Overall, 56% of Canadians said they are unable to keep up, while 39% feel they are able to keep pace.

Canadians from Saskatchewan are struggling the most – with 71% of respondents from the province saying they’re having trouble keeping up and only 26% saying they are able to get by. On the other hand, Quebecers are struggling the least– with 41% saying they’re struggling and 55% saying they are able to get by.

While inflation decreased in July, prices are still 7.6% higher than they were last year.
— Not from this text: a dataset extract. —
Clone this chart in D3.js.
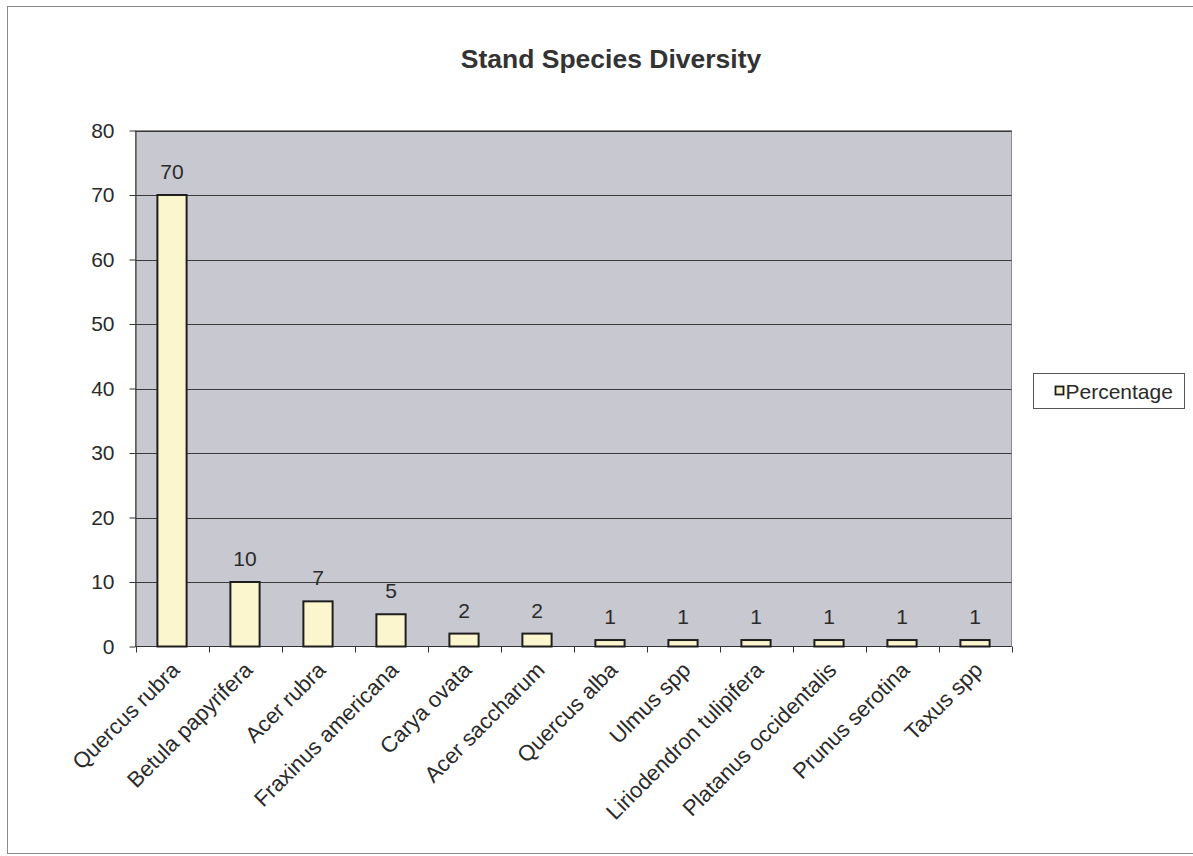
<!DOCTYPE html>
<html>
<head>
<meta charset="utf-8">
<script src="https://cdn.jsdelivr.net/npm/d3@7/dist/d3.min.js"></script>
<style>
  html, body { margin: 0; padding: 0; background: #ffffff; }
  svg { display: block; font-family: "Liberation Sans", Arial, sans-serif; }
</style>
</head>
<body>
<svg id="chart" width="1193" height="856"></svg>
<script>
// Species share of the stand (percent)
const species = [
  "Quercus rubra", "Betula papyrifera", "Acer rubra", "Fraxinus americana",
  "Carya ovata", "Acer saccharum", "Quercus alba", "Ulmus spp",
  "Liriodendron tulipifera", "Platanus occidentalis", "Prunus serotina", "Taxus spp"
];
const percentage = [70, 10, 7, 5, 2, 2, 1, 1, 1, 1, 1, 1];
const yTicks = [0, 10, 20, 30, 40, 50, 60, 70, 80];
const chartTitle = "Stand Species Diversity";
const seriesName = "Percentage";

const svg = d3.select("#chart");
const W = 1193, H = 856;
const plot = { left: 135.5, right: 1011.5, top: 130.5, bottom: 646.5 };

const textColor = "#2a2a2a";
const barFill = "#fcf6cf";
const barStroke = "#1e1e1e";
const plotBg = "#c8c8d0";

// outer chart frame
svg.append("rect")
  .attr("x", 7.5).attr("y", 6.5)
  .attr("width", W + 10).attr("height", 847)
  .attr("fill", "#ffffff")
  .attr("stroke", "#8a8a8a").attr("stroke-width", 1);

const x = d3.scaleBand()
  .domain(species)
  .range([plot.left, plot.right])
  .paddingInner(0.6)
  .paddingOuter(0.3);

const y = d3.scaleLinear()
  .domain([0, 80])
  .range([plot.bottom, plot.top]);

// plot area background
svg.append("rect")
  .attr("x", plot.left).attr("y", plot.top)
  .attr("width", plot.right - plot.left).attr("height", plot.bottom - plot.top)
  .attr("fill", plotBg)
  .attr("stroke", "#8c8c8c").attr("stroke-width", 1);

// horizontal gridlines
svg.append("g")
  .selectAll("line")
  .data(yTicks.filter(v => v > 0))
  .join("line")
  .attr("x1", plot.left).attr("x2", plot.right)
  .attr("y1", d => Math.round(y(d)) + 0.5).attr("y2", d => Math.round(y(d)) + 0.5)
  .attr("stroke", "#3a3a3a").attr("stroke-width", 1);

// y axis
const yAxis = svg.append("g")
  .attr("transform", `translate(${plot.left},0)`)
  .call(d3.axisLeft(y).tickValues(yTicks).tickSize(6).tickPadding(15).tickSizeOuter(0));
yAxis.select(".domain").attr("stroke", "#333");
yAxis.selectAll(".tick line").attr("stroke", "#333");
yAxis.selectAll(".tick text")
  .attr("fill", textColor)
  .attr("font-size", 21)
  .attr("font-family", "'Liberation Sans', Arial, sans-serif");

// x axis line with ticks at the category boundaries
const step = x.step();
const boundaries = d3.range(species.length + 1).map(i => plot.left + i * step);
svg.append("line")
  .attr("x1", plot.left).attr("x2", plot.right)
  .attr("y1", plot.bottom).attr("y2", plot.bottom)
  .attr("stroke", "#333").attr("stroke-width", 1);
svg.append("g")
  .selectAll("line")
  .data(boundaries)
  .join("line")
  .attr("x1", d => Math.round(d) + 0.5).attr("x2", d => Math.round(d) + 0.5)
  .attr("y1", plot.bottom).attr("y2", plot.bottom + 6)
  .attr("stroke", "#333").attr("stroke-width", 1);

// bars
svg.append("g")
  .selectAll("rect")
  .data(species.map((s, i) => ({ s, v: percentage[i] })))
  .join("rect")
  .attr("x", d => x(d.s))
  .attr("y", d => y(d.v))
  .attr("width", x.bandwidth())
  .attr("height", d => y(0) - y(d.v))
  .attr("fill", barFill)
  .attr("stroke", barStroke)
  .attr("stroke-width", 2);

// value labels
svg.append("g")
  .selectAll("text")
  .data(species.map((s, i) => ({ s, v: percentage[i] })))
  .join("text")
  .attr("x", d => x(d.s) + x.bandwidth() / 2)
  .attr("y", d => y(d.v) - 16)
  .attr("text-anchor", "middle")
  .attr("font-size", 21)
  .attr("fill", textColor)
  .text(d => d.v);

// rotated category labels
svg.append("g")
  .selectAll("text")
  .data(species)
  .join("text")
  .attr("transform", d => `translate(${x(d) + x.bandwidth() / 2 - 2},${plot.bottom + 14}) rotate(-45)`)
  .attr("text-anchor", "end")
  .attr("dy", "0.7em")
  .attr("font-size", 22)
  .attr("fill", textColor)
  .text(d => d);

// title
svg.append("text")
  .attr("x", 611)
  .attr("y", 68)
  .attr("text-anchor", "middle")
  .attr("font-size", 26.5)
  .attr("font-weight", "bold")
  .attr("fill", "#333")
  .text(chartTitle);

// legend
const lg = svg.append("g").attr("transform", "translate(1033.5,373.5)");
lg.append("rect")
  .attr("width", 151).attr("height", 35)
  .attr("fill", "#ffffff")
  .attr("stroke", "#555").attr("stroke-width", 1);
lg.append("rect")
  .attr("x", 22).attr("y", 13)
  .attr("width", 8).attr("height", 8)
  .attr("fill", barFill)
  .attr("stroke", barStroke).attr("stroke-width", 1.8);
lg.append("text")
  .attr("x", 32)
  .attr("y", 25)
  .attr("font-size", 21)
  .attr("fill", textColor)
  .text(seriesName);
</script>
</body>
</html>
The Bank of Canada’s inflation target is 2%.

Meanwhile, 80% of Canadians say they have been cutting back on spending amid price increases.

57% of respondents said they are cutting back on discretionary spending, 42% are delaying a big purchase, 41% are driving less, 32% are cancelling or scaling back travel plans, 27% are scaling back on donations and charitable giving and 19% said they are deferring or not making a contribution to a Registered Retirement Savings Plan (RRSP) or a Tax-Free Savings Account (TFSA).

The majority of respondents also believe that grocery stores are taking advantage of inflation to increase profits, with 78% saying they agree with the latter and only 7% saying grocery stores are not taking advantage of inflation.

Angus Reid also found that 76% of Canadians are stressed about money. 52% of respondents said they would not be able to manage a one-time sudden expense of over $1000.

According to the survey, Those over the age of 54 are better off handling a sudden expense than those 35 to 54, who are the most likely to struggle.

In addition, 36% are concerned about themselves or someone in their household losing a job – despite a low unemployment rate.

Angus Reid surveyed 2279 Canadians over the age of 18 who are members of its “Angus Reid Forum” between August 8 and 10.